Hacker News new | ask | show | jobs
by simonh 4697 days ago
Now without utterly broken flash memory drivers that cripple performance after a few months of use and took a year to fix!
3 comments

Amen. As an otherwise satisfied nexus 7 owner (first generation) a lighter and thinner model would be nice considering it is already a go-anywhere device for me.

But the inexplicable slowness as the device ages and memory use grows is a crappy reason to have to upgrade.

It's funny how quickly a market evolves and competition ratchets up. I can buy for $200 a device that gives me capabilities that cost an order of magnitude more 10 years ago, but I also still expect the cheaper device to have robust and long term performance capabilities.

I'll upgrade for "more, better features" but upgrading cause the old one kicked the bucket after a year is asking too much.

And given the market dynamics, even for $200, I'm not being unreasonable! Gotta love capitalism.

It's because the memory needed to have fstrim run on it regularly. In Android 4.3, this now happens daily.
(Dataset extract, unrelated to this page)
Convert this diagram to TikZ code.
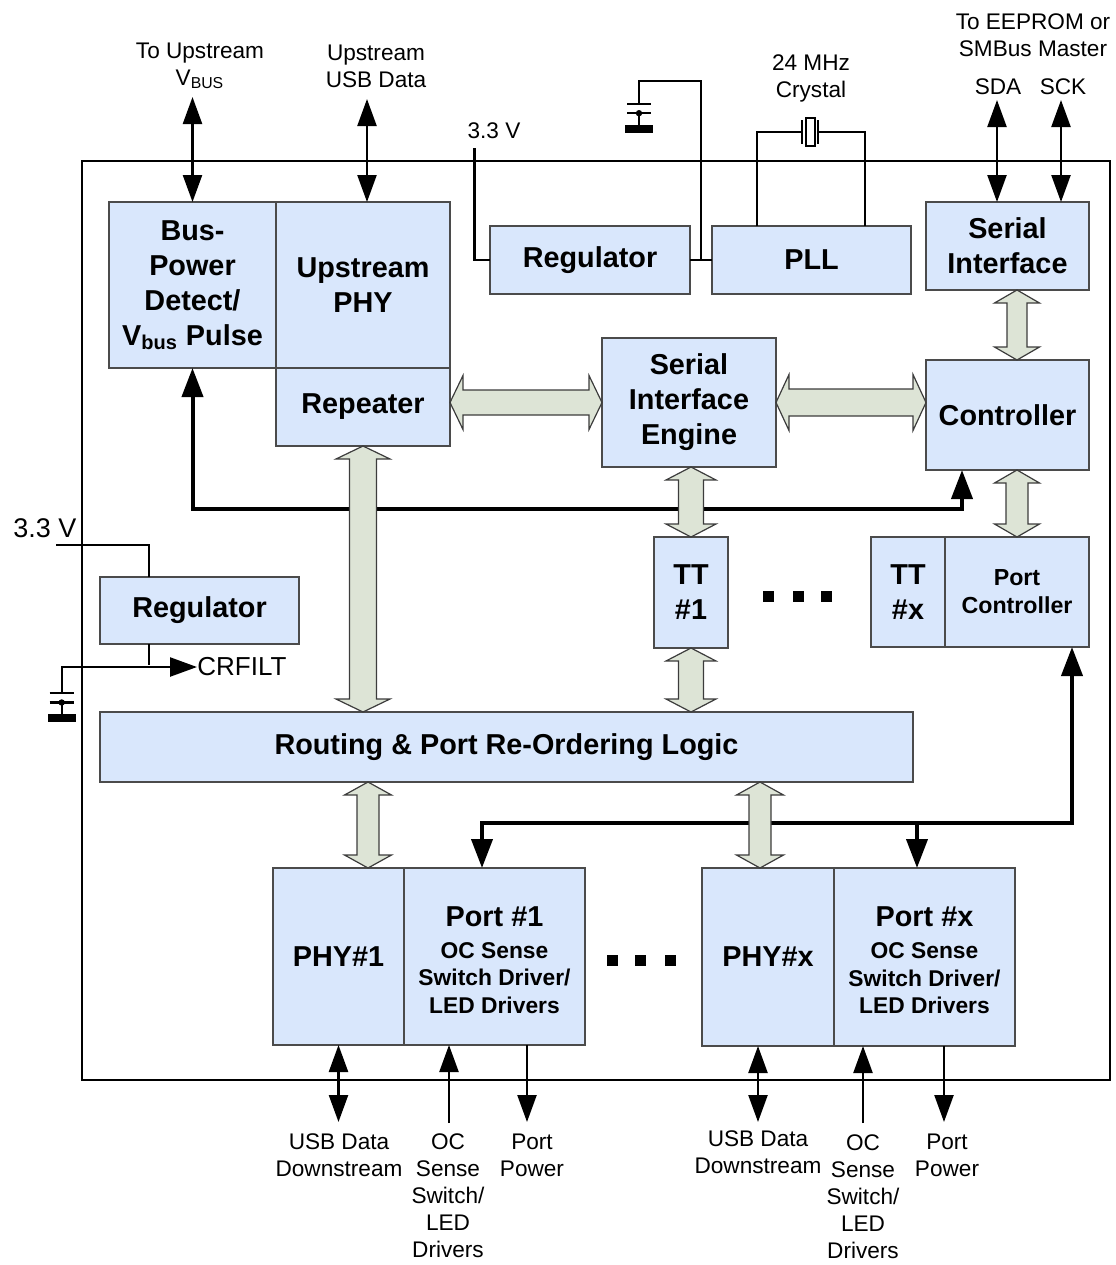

If you're running a device with an earlier version of Android, you can use LagFix (requires root): https://play.google.com/store/apps/details?id=com.grilledmon...
> Now without utterly broken flash memory drivers that cripple performance after a few months of use and took a year to fix!

I do not own any Nexus 7 devices but I do recall reading about issues related to degraded flash performance over time for the first generation devices.

I am wondering though how do you know for certain that the newer model device have this resolved ?

You can fix it yourself by running fstrim regularly in the form of LagFix: https://play.google.com/store/apps/details?id=com.grilledmon...

Android 4.3 now runs fstrim daily to alleviate this issue.